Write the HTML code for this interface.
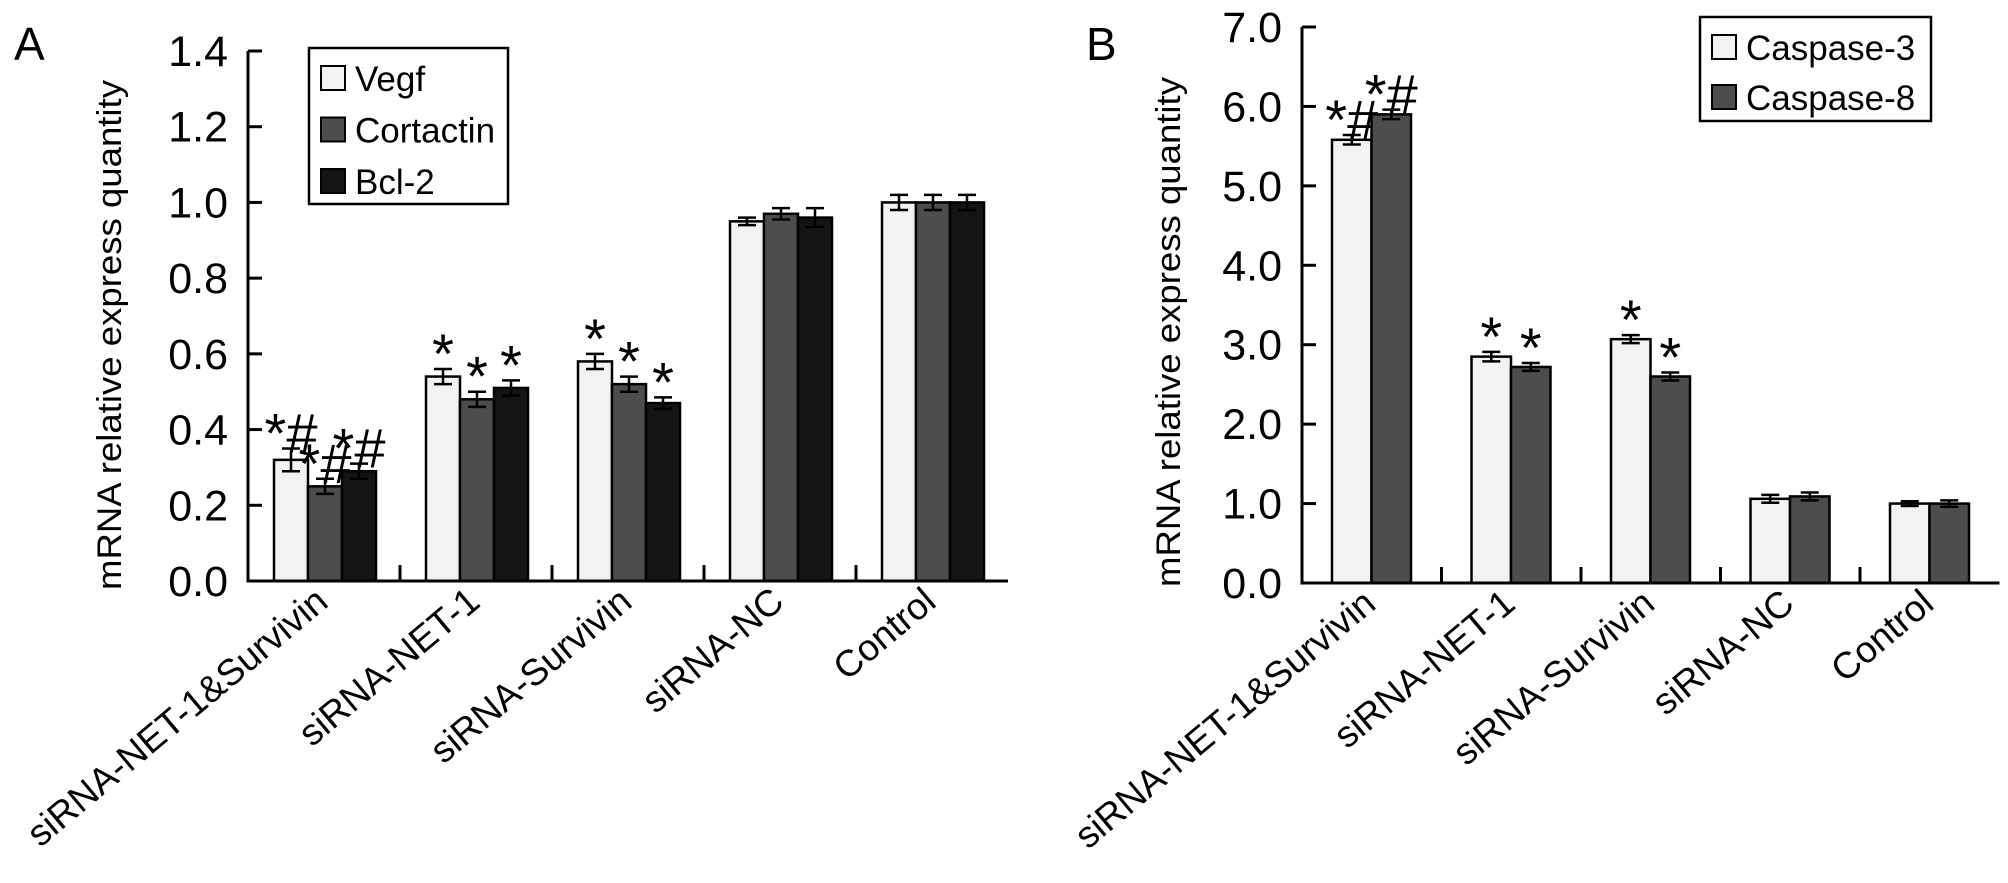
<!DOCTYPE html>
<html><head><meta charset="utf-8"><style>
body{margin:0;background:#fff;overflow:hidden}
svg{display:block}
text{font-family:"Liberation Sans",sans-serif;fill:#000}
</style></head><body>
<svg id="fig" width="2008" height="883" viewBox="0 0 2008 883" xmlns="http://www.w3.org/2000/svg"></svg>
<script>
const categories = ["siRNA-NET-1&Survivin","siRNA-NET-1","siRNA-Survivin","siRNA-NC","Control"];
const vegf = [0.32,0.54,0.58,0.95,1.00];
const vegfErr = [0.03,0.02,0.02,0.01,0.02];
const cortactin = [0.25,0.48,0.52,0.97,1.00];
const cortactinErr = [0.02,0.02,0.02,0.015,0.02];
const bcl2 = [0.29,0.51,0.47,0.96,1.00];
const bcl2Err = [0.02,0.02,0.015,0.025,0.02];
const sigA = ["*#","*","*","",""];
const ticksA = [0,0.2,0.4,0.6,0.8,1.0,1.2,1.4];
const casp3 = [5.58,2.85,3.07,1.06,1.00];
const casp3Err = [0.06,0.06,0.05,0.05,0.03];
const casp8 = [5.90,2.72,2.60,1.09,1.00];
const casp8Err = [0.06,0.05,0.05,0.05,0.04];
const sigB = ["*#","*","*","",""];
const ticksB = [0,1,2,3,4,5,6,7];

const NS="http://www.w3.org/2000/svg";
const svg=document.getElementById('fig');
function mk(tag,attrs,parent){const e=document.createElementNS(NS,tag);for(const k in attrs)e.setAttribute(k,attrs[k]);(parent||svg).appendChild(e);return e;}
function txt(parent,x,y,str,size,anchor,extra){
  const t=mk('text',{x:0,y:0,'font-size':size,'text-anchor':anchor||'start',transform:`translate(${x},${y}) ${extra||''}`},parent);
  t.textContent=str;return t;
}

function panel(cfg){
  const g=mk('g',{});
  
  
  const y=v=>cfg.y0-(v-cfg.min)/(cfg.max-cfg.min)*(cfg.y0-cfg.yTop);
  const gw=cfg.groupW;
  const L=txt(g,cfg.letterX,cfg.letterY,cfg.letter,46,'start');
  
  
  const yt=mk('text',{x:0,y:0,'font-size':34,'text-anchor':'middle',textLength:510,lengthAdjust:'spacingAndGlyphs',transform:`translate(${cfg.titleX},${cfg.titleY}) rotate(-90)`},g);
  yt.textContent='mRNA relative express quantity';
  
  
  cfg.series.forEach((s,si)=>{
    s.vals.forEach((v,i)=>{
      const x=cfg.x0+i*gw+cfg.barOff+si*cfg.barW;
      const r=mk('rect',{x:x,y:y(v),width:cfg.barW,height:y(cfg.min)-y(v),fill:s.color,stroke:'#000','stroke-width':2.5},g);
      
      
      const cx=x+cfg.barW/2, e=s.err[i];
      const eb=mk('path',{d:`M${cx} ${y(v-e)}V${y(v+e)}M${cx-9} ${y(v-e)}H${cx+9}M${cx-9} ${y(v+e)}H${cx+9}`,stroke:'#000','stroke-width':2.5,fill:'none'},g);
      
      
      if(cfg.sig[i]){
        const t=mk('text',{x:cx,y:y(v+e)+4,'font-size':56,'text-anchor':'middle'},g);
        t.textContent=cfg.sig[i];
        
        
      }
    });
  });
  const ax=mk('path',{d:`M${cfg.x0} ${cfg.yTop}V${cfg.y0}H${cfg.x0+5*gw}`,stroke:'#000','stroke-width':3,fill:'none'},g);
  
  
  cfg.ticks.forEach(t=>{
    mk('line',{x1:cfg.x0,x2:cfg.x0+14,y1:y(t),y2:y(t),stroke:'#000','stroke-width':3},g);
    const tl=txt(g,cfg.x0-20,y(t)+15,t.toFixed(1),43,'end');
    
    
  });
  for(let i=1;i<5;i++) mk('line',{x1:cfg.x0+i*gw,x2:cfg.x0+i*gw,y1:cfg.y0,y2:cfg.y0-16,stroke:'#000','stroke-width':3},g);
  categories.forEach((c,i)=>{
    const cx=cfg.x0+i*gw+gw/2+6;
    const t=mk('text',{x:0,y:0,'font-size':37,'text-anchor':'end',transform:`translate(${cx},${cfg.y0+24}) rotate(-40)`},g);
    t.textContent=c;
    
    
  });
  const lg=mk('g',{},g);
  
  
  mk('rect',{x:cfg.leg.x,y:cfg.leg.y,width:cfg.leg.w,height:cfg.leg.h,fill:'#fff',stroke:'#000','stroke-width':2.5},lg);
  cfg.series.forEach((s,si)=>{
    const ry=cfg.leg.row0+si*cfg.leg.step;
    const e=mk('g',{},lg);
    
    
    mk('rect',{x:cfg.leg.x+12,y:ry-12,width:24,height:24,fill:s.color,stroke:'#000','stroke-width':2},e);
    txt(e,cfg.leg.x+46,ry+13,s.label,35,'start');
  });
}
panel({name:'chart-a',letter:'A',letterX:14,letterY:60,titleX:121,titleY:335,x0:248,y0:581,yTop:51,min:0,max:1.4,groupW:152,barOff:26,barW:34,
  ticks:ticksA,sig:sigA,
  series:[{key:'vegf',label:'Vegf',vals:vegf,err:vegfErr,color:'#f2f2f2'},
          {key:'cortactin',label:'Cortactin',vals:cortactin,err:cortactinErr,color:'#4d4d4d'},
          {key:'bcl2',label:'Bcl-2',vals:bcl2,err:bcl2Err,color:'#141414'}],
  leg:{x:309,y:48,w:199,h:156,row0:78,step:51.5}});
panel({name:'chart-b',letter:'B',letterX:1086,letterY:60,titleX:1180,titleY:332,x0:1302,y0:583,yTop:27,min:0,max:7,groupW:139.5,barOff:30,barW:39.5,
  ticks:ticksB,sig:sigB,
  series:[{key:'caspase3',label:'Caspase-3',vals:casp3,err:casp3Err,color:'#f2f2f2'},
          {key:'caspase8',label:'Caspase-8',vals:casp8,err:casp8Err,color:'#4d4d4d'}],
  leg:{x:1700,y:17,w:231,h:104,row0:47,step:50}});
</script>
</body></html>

********

• Goal
Print the whole listing above once more, word for word, without its pictures.

• Output of the exercise
Write the HTML code for this interface.
<!DOCTYPE html>
<html><head><meta charset="utf-8"><style>
body{margin:0;background:#fff;overflow:hidden}
svg{display:block}
text{font-family:"Liberation Sans",sans-serif;fill:#000}
</style></head><body>
<svg id="fig" width="2008" height="883" viewBox="0 0 2008 883" xmlns="http://www.w3.org/2000/svg"></svg>
<script>
const categories = ["siRNA-NET-1&Survivin","siRNA-NET-1","siRNA-Survivin","siRNA-NC","Control"];
const vegf = [0.32,0.54,0.58,0.95,1.00];
const vegfErr = [0.03,0.02,0.02,0.01,0.02];
const cortactin = [0.25,0.48,0.52,0.97,1.00];
const cortactinErr = [0.02,0.02,0.02,0.015,0.02];
const bcl2 = [0.29,0.51,0.47,0.96,1.00];
const bcl2Err = [0.02,0.02,0.015,0.025,0.02];
const sigA = ["*#","*","*","",""];
const ticksA = [0,0.2,0.4,0.6,0.8,1.0,1.2,1.4];
const casp3 = [5.58,2.85,3.07,1.06,1.00];
const casp3Err = [0.06,0.06,0.05,0.05,0.03];
const casp8 = [5.90,2.72,2.60,1.09,1.00];
const casp8Err = [0.06,0.05,0.05,0.05,0.04];
const sigB = ["*#","*","*","",""];
const ticksB = [0,1,2,3,4,5,6,7];

const NS="http://www.w3.org/2000/svg";
const svg=document.getElementById('fig');
function mk(tag,attrs,parent){const e=document.createElementNS(NS,tag);for(const k in attrs)e.setAttribute(k,attrs[k]);(parent||svg).appendChild(e);return e;}
function txt(parent,x,y,str,size,anchor,extra){
  const t=mk('text',{x:0,y:0,'font-size':size,'text-anchor':anchor||'start',transform:`translate(${x},${y}) ${extra||''}`},parent);
  t.textContent=str;return t;
}

function panel(cfg){
  const g=mk('g',{});
  
  
  const y=v=>cfg.y0-(v-cfg.min)/(cfg.max-cfg.min)*(cfg.y0-cfg.yTop);
  const gw=cfg.groupW;
  const L=txt(g,cfg.letterX,cfg.letterY,cfg.letter,46,'start');
  
  
  const yt=mk('text',{x:0,y:0,'font-size':34,'text-anchor':'middle',textLength:510,lengthAdjust:'spacingAndGlyphs',transform:`translate(${cfg.titleX},${cfg.titleY}) rotate(-90)`},g);
  yt.textContent='mRNA relative express quantity';
  
  
  cfg.series.forEach((s,si)=>{
    s.vals.forEach((v,i)=>{
      const x=cfg.x0+i*gw+cfg.barOff+si*cfg.barW;
      const r=mk('rect',{x:x,y:y(v),width:cfg.barW,height:y(cfg.min)-y(v),fill:s.color,stroke:'#000','stroke-width':2.5},g);
      
      
      const cx=x+cfg.barW/2, e=s.err[i];
      const eb=mk('path',{d:`M${cx} ${y(v-e)}V${y(v+e)}M${cx-9} ${y(v-e)}H${cx+9}M${cx-9} ${y(v+e)}H${cx+9}`,stroke:'#000','stroke-width':2.5,fill:'none'},g);
      
      
      if(cfg.sig[i]){
        const t=mk('text',{x:cx,y:y(v+e)+4,'font-size':56,'text-anchor':'middle'},g);
        t.textContent=cfg.sig[i];
        
        
      }
    });
  });
  const ax=mk('path',{d:`M${cfg.x0} ${cfg.yTop}V${cfg.y0}H${cfg.x0+5*gw}`,stroke:'#000','stroke-width':3,fill:'none'},g);
  
  
  cfg.ticks.forEach(t=>{
    mk('line',{x1:cfg.x0,x2:cfg.x0+14,y1:y(t),y2:y(t),stroke:'#000','stroke-width':3},g);
    const tl=txt(g,cfg.x0-20,y(t)+15,t.toFixed(1),43,'end');
    
    
  });
  for(let i=1;i<5;i++) mk('line',{x1:cfg.x0+i*gw,x2:cfg.x0+i*gw,y1:cfg.y0,y2:cfg.y0-16,stroke:'#000','stroke-width':3},g);
  categories.forEach((c,i)=>{
    const cx=cfg.x0+i*gw+gw/2+6;
    const t=mk('text',{x:0,y:0,'font-size':37,'text-anchor':'end',transform:`translate(${cx},${cfg.y0+24}) rotate(-40)`},g);
    t.textContent=c;
    
    
  });
  const lg=mk('g',{},g);
  
  
  mk('rect',{x:cfg.leg.x,y:cfg.leg.y,width:cfg.leg.w,height:cfg.leg.h,fill:'#fff',stroke:'#000','stroke-width':2.5},lg);
  cfg.series.forEach((s,si)=>{
    const ry=cfg.leg.row0+si*cfg.leg.step;
    const e=mk('g',{},lg);
    
    
    mk('rect',{x:cfg.leg.x+12,y:ry-12,width:24,height:24,fill:s.color,stroke:'#000','stroke-width':2},e);
    txt(e,cfg.leg.x+46,ry+13,s.label,35,'start');
  });
}
panel({name:'chart-a',letter:'A',letterX:14,letterY:60,titleX:121,titleY:335,x0:248,y0:581,yTop:51,min:0,max:1.4,groupW:152,barOff:26,barW:34,
  ticks:ticksA,sig:sigA,
  series:[{key:'vegf',label:'Vegf',vals:vegf,err:vegfErr,color:'#f2f2f2'},
          {key:'cortactin',label:'Cortactin',vals:cortactin,err:cortactinErr,color:'#4d4d4d'},
          {key:'bcl2',label:'Bcl-2',vals:bcl2,err:bcl2Err,color:'#141414'}],
  leg:{x:309,y:48,w:199,h:156,row0:78,step:51.5}});
panel({name:'chart-b',letter:'B',letterX:1086,letterY:60,titleX:1180,titleY:332,x0:1302,y0:583,yTop:27,min:0,max:7,groupW:139.5,barOff:30,barW:39.5,
  ticks:ticksB,sig:sigB,
  series:[{key:'caspase3',label:'Caspase-3',vals:casp3,err:casp3Err,color:'#f2f2f2'},
          {key:'caspase8',label:'Caspase-8',vals:casp8,err:casp8Err,color:'#4d4d4d'}],
  leg:{x:1700,y:17,w:231,h:104,row0:47,step:50}});
</script>
</body></html>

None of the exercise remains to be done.